Stan Group had invested to convert the former industrial building into a hotel (Image: Knight Frank)
A commercial property unit of China Resources Holdings has become the latest investor to bet on Hong Kong’s student housing market, with the state-run firm agreeing to purchase a hotel in the city’s Kwai Chung area for around HK$953 million ($122 million), according to a statement on Sunday.
China Resources Longdation has signed an agreement to purchase the Hotel Cozi Oasis in the city’s Kwai Chung area from Stan Group, the family office of the late private investor Tang Shing-bor, with the goal of converting the property for student housing use, according to a statement from property consultancies Colliers and Knight Frank, which jointly brokered the transaction.
With incidents of US authorities attempting to deport foreign students gaining international headlines and with Hong Kong having relaxed restrictions on mainlanders entry local schools, student housing has become a popular investment strategy in the city, with Stan Group having sold a hotel in Kowloon’s Mong Kok area to an Angelo Gordon-backed venture in August last year.

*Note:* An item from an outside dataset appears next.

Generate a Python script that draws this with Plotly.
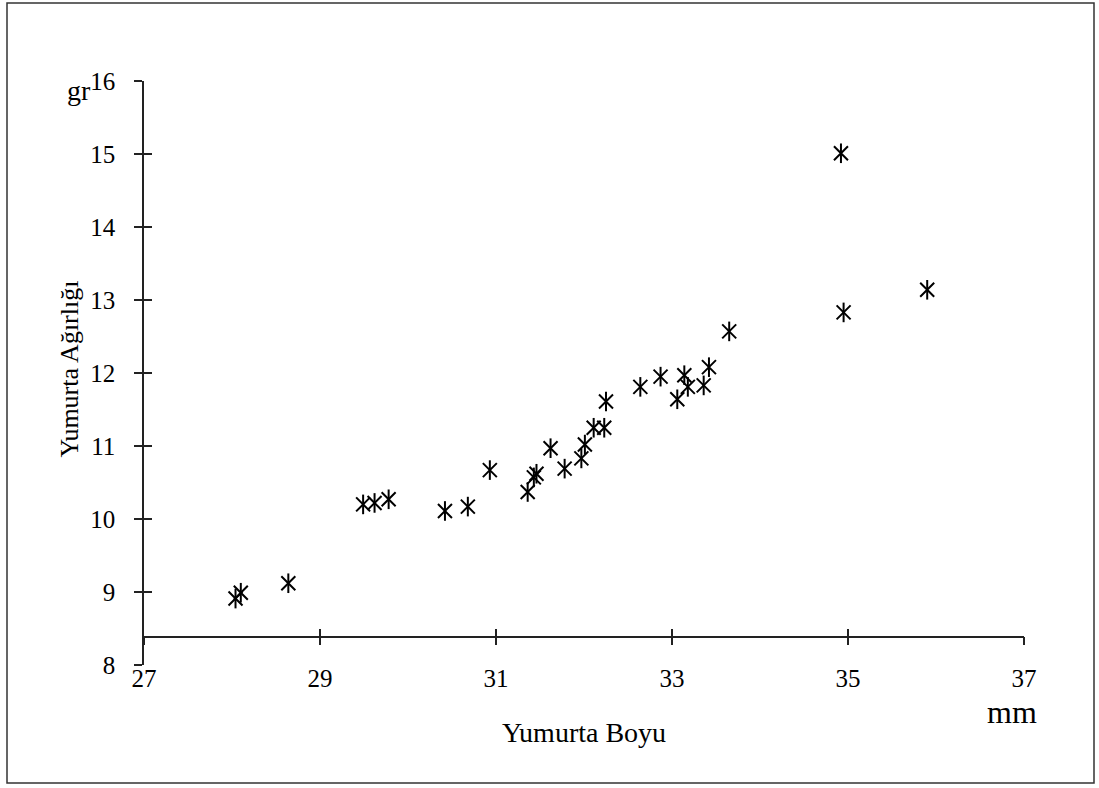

China Resources Longdation has been among the most persistent institutional investors in Hong Kong’s property market, having acquired a number of commercial assets in the city over the past several years, with this deal marking the group’s first student housing investment.
Stan Group Sales Continue
With Stan Group having struggled with overdue debts and liquidity issues for several years, the 30-storey Hotel Cozi Oasis is one of many properties the firm has been attempting to sell to pay off its creditors.

Stan Tang’s Stan Group has been selling assets in a challenging market
In April of last year CBRE launched a public tender for the hotel indicating a market value of HK$1.38 billion for the 583-room property at 443 Castle Peak Road – near the Kwai Hing MTR station – with that effort closing in June without a transaction. The announced sale price reflects a more than 30 percent discount from the valuation cited last year and is equivalent to more than HK$1.6 million per key.
The Tang family had purchased what was then an industrial building from Hang Lung Properties in 2012 for HK$528 million before investing to convert the property into a hotel which opened in 2018. With the property spanning 292,961 square feet of gross floor area, the transaction reflects a price per square foot of HK$3,253.
The new owner plans to convert the hotel into around 900 beds of student housing, with Thomas Chak, head of capital markets and investment services at Colliers in Hong Kong pointing to changes aimed at attracting students to the location about 20 minutes’ travel from major universities.
“CR Longdation plans to upgrade the rooms while adding student-oriented facilities in the common areas, along with diversified value-added services, to create a modern, high-quality student community,” Chak said.
Student Housing in Style
In their August deal with Stan Group, Angelo Gordon and local developer Wang On Properties paid HK$435 million to acquire the Hotel Ease Mong Kok, or about HK$2.19 million per room.
That Kowloon transaction was followed in November by Centaline Investment, the asset management division of property services firm Centaline Group, acquiring Bonham Residence, a 96-key serviced apartment building near the University of Hong Kong campus for HK$335 million.
In December, City University of Hong Kong secured more housing for its students by acquiring the office portion of the Festival Walk complex in Kowloon Tong from Mapletree Pan Asia Commercial Trust for HK$1.96 billion, with plans to convert that space into accommodation.
In January, China Merchants Commercial REIT, which is managed by unit of China Resources’ Shenzhen hometown rival, China Merchants Group, agreed to purchase the Austin Avenue Hotel in Hong Kong for HK$205.9 million, with the Hong Kong-listed REIT indicating it plans to convert the property into student housing.
China Resources Loves Hong Kong
The acquisition of the Hotel Cozi Oasis refreshes China Resources Longdation’s profile in the Hong Kong market after the company last made waves in the city with the 2024 purchase of a set of five housing estate shopping malls from the Hong Kong Housing Society for a reported HK$1.035 billion.
Willis Mak, head of private clients for Greater China at Knight Frank sees the deal for the Kwai Chung hotel as an indication of increased participation in the Hong Kong market by investors from north of the Special Administrative Region’s border.
“With mainland enterprises becoming increasingly active in Hong Kong’s property sector, Knight Frank believes that Chinese enterprises will further drive the recovery of the local investment market, with more major transactions expected this year,” Mak said.
In February 2024 China Resources Longdation had acquired the Greenwich Village retail podium in Tseung Kwan O from Lai Sun Development and Empire Group for a reported HK$535 million after purchasing the retail portion of a commercial building in the city’s Kwai Fong area for HK$310 million the previous month.
In 2023 China Resources Longdation was reported to have appointed banks for a Hong Kong REIT IPO of its property portfolio before shelving that plan as the HKEX struggled.